Records with drawing code:
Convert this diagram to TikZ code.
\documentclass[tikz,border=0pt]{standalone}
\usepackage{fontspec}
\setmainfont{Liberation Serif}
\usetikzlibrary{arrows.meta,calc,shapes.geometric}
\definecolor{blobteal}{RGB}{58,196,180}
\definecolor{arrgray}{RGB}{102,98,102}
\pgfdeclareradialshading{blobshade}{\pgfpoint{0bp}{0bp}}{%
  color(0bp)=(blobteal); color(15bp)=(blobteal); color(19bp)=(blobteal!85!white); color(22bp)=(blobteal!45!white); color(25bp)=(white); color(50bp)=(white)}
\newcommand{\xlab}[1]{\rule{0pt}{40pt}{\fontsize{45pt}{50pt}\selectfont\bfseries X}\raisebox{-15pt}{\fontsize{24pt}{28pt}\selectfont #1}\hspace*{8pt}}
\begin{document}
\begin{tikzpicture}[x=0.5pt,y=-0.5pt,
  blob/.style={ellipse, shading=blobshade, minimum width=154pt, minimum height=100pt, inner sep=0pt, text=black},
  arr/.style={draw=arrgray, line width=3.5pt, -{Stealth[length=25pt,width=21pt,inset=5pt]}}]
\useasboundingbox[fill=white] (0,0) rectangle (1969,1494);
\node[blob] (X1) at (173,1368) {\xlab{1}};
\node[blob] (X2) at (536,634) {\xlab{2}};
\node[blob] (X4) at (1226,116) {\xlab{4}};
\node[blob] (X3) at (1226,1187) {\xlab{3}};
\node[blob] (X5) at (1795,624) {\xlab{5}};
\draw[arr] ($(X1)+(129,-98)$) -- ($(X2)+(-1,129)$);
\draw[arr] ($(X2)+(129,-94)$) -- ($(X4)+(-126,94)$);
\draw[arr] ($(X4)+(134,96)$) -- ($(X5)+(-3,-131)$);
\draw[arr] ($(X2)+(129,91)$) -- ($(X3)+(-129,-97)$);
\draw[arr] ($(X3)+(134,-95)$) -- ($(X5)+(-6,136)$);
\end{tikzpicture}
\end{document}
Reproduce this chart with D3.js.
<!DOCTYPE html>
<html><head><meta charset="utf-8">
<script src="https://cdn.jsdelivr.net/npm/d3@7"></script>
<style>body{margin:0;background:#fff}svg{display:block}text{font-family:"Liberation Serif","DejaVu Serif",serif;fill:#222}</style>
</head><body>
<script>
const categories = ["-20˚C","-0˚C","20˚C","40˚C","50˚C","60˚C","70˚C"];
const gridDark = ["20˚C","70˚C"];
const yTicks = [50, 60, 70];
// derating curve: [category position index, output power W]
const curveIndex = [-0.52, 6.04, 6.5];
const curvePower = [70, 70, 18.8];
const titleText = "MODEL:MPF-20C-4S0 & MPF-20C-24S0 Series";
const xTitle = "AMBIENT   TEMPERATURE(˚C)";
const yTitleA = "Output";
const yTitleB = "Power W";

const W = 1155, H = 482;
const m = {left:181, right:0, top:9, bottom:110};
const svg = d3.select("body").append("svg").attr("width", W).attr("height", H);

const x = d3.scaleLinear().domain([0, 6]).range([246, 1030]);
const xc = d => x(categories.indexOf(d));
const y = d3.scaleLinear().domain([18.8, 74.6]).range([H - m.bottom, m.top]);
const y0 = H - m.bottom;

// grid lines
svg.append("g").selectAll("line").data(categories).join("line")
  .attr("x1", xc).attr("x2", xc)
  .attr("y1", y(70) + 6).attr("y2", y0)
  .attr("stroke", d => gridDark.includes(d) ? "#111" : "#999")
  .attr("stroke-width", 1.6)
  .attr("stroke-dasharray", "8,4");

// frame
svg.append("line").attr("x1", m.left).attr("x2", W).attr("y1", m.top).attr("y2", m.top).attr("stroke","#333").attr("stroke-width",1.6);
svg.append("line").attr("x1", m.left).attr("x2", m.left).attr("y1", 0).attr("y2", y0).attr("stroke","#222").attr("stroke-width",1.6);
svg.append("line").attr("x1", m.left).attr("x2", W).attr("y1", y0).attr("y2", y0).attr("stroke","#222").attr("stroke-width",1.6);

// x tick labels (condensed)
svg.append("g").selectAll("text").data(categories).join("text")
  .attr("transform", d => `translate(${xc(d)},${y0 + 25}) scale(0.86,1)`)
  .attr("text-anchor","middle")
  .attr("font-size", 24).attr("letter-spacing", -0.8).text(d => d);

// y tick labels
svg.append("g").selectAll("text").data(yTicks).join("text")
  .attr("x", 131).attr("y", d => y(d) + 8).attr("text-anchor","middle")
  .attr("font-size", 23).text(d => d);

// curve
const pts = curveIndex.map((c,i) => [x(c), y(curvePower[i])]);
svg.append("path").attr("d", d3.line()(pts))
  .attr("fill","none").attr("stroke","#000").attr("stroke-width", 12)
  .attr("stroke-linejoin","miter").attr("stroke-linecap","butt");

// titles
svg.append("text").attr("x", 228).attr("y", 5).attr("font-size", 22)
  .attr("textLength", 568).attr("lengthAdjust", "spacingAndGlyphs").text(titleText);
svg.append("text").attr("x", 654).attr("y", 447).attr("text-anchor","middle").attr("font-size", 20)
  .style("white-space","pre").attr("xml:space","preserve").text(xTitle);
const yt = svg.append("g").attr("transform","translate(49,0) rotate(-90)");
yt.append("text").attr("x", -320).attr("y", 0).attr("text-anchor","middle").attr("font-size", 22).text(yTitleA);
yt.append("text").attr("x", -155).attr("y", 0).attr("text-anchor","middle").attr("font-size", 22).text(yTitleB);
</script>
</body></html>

* **Your goal**
Quote all the records exactly, please, leaving none out.

* **Output for this task**
Convert this diagram to TikZ code.
\documentclass[tikz,border=0pt]{standalone}
\usepackage{fontspec}
\setmainfont{Liberation Serif}
\usetikzlibrary{arrows.meta,calc,shapes.geometric}
\definecolor{blobteal}{RGB}{58,196,180}
\definecolor{arrgray}{RGB}{102,98,102}
\pgfdeclareradialshading{blobshade}{\pgfpoint{0bp}{0bp}}{%
  color(0bp)=(blobteal); color(15bp)=(blobteal); color(19bp)=(blobteal!85!white); color(22bp)=(blobteal!45!white); color(25bp)=(white); color(50bp)=(white)}
\newcommand{\xlab}[1]{\rule{0pt}{40pt}{\fontsize{45pt}{50pt}\selectfont\bfseries X}\raisebox{-15pt}{\fontsize{24pt}{28pt}\selectfont #1}\hspace*{8pt}}
\begin{document}
\begin{tikzpicture}[x=0.5pt,y=-0.5pt,
  blob/.style={ellipse, shading=blobshade, minimum width=154pt, minimum height=100pt, inner sep=0pt, text=black},
  arr/.style={draw=arrgray, line width=3.5pt, -{Stealth[length=25pt,width=21pt,inset=5pt]}}]
\useasboundingbox[fill=white] (0,0) rectangle (1969,1494);
\node[blob] (X1) at (173,1368) {\xlab{1}};
\node[blob] (X2) at (536,634) {\xlab{2}};
\node[blob] (X4) at (1226,116) {\xlab{4}};
\node[blob] (X3) at (1226,1187) {\xlab{3}};
\node[blob] (X5) at (1795,624) {\xlab{5}};
\draw[arr] ($(X1)+(129,-98)$) -- ($(X2)+(-1,129)$);
\draw[arr] ($(X2)+(129,-94)$) -- ($(X4)+(-126,94)$);
\draw[arr] ($(X4)+(134,96)$) -- ($(X5)+(-3,-131)$);
\draw[arr] ($(X2)+(129,91)$) -- ($(X3)+(-129,-97)$);
\draw[arr] ($(X3)+(134,-95)$) -- ($(X5)+(-6,136)$);
\end{tikzpicture}
\end{document}
Reproduce this chart with D3.js.
<!DOCTYPE html>
<html><head><meta charset="utf-8">
<script src="https://cdn.jsdelivr.net/npm/d3@7"></script>
<style>body{margin:0;background:#fff}svg{display:block}text{font-family:"Liberation Serif","DejaVu Serif",serif;fill:#222}</style>
</head><body>
<script>
const categories = ["-20˚C","-0˚C","20˚C","40˚C","50˚C","60˚C","70˚C"];
const gridDark = ["20˚C","70˚C"];
const yTicks = [50, 60, 70];
// derating curve: [category position index, output power W]
const curveIndex = [-0.52, 6.04, 6.5];
const curvePower = [70, 70, 18.8];
const titleText = "MODEL:MPF-20C-4S0 & MPF-20C-24S0 Series";
const xTitle = "AMBIENT   TEMPERATURE(˚C)";
const yTitleA = "Output";
const yTitleB = "Power W";

const W = 1155, H = 482;
const m = {left:181, right:0, top:9, bottom:110};
const svg = d3.select("body").append("svg").attr("width", W).attr("height", H);

const x = d3.scaleLinear().domain([0, 6]).range([246, 1030]);
const xc = d => x(categories.indexOf(d));
const y = d3.scaleLinear().domain([18.8, 74.6]).range([H - m.bottom, m.top]);
const y0 = H - m.bottom;

// grid lines
svg.append("g").selectAll("line").data(categories).join("line")
  .attr("x1", xc).attr("x2", xc)
  .attr("y1", y(70) + 6).attr("y2", y0)
  .attr("stroke", d => gridDark.includes(d) ? "#111" : "#999")
  .attr("stroke-width", 1.6)
  .attr("stroke-dasharray", "8,4");

// frame
svg.append("line").attr("x1", m.left).attr("x2", W).attr("y1", m.top).attr("y2", m.top).attr("stroke","#333").attr("stroke-width",1.6);
svg.append("line").attr("x1", m.left).attr("x2", m.left).attr("y1", 0).attr("y2", y0).attr("stroke","#222").attr("stroke-width",1.6);
svg.append("line").attr("x1", m.left).attr("x2", W).attr("y1", y0).attr("y2", y0).attr("stroke","#222").attr("stroke-width",1.6);

// x tick labels (condensed)
svg.append("g").selectAll("text").data(categories).join("text")
  .attr("transform", d => `translate(${xc(d)},${y0 + 25}) scale(0.86,1)`)
  .attr("text-anchor","middle")
  .attr("font-size", 24).attr("letter-spacing", -0.8).text(d => d);

// y tick labels
svg.append("g").selectAll("text").data(yTicks).join("text")
  .attr("x", 131).attr("y", d => y(d) + 8).attr("text-anchor","middle")
  .attr("font-size", 23).text(d => d);

// curve
const pts = curveIndex.map((c,i) => [x(c), y(curvePower[i])]);
svg.append("path").attr("d", d3.line()(pts))
  .attr("fill","none").attr("stroke","#000").attr("stroke-width", 12)
  .attr("stroke-linejoin","miter").attr("stroke-linecap","butt");

// titles
svg.append("text").attr("x", 228).attr("y", 5).attr("font-size", 22)
  .attr("textLength", 568).attr("lengthAdjust", "spacingAndGlyphs").text(titleText);
svg.append("text").attr("x", 654).attr("y", 447).attr("text-anchor","middle").attr("font-size", 20)
  .style("white-space","pre").attr("xml:space","preserve").text(xTitle);
const yt = svg.append("g").attr("transform","translate(49,0) rotate(-90)");
yt.append("text").attr("x", -320).attr("y", 0).attr("text-anchor","middle").attr("font-size", 22).text(yTitleA);
yt.append("text").attr("x", -155).attr("y", 0).attr("text-anchor","middle").attr("font-size", 22).text(yTitleB);
</script>
</body></html>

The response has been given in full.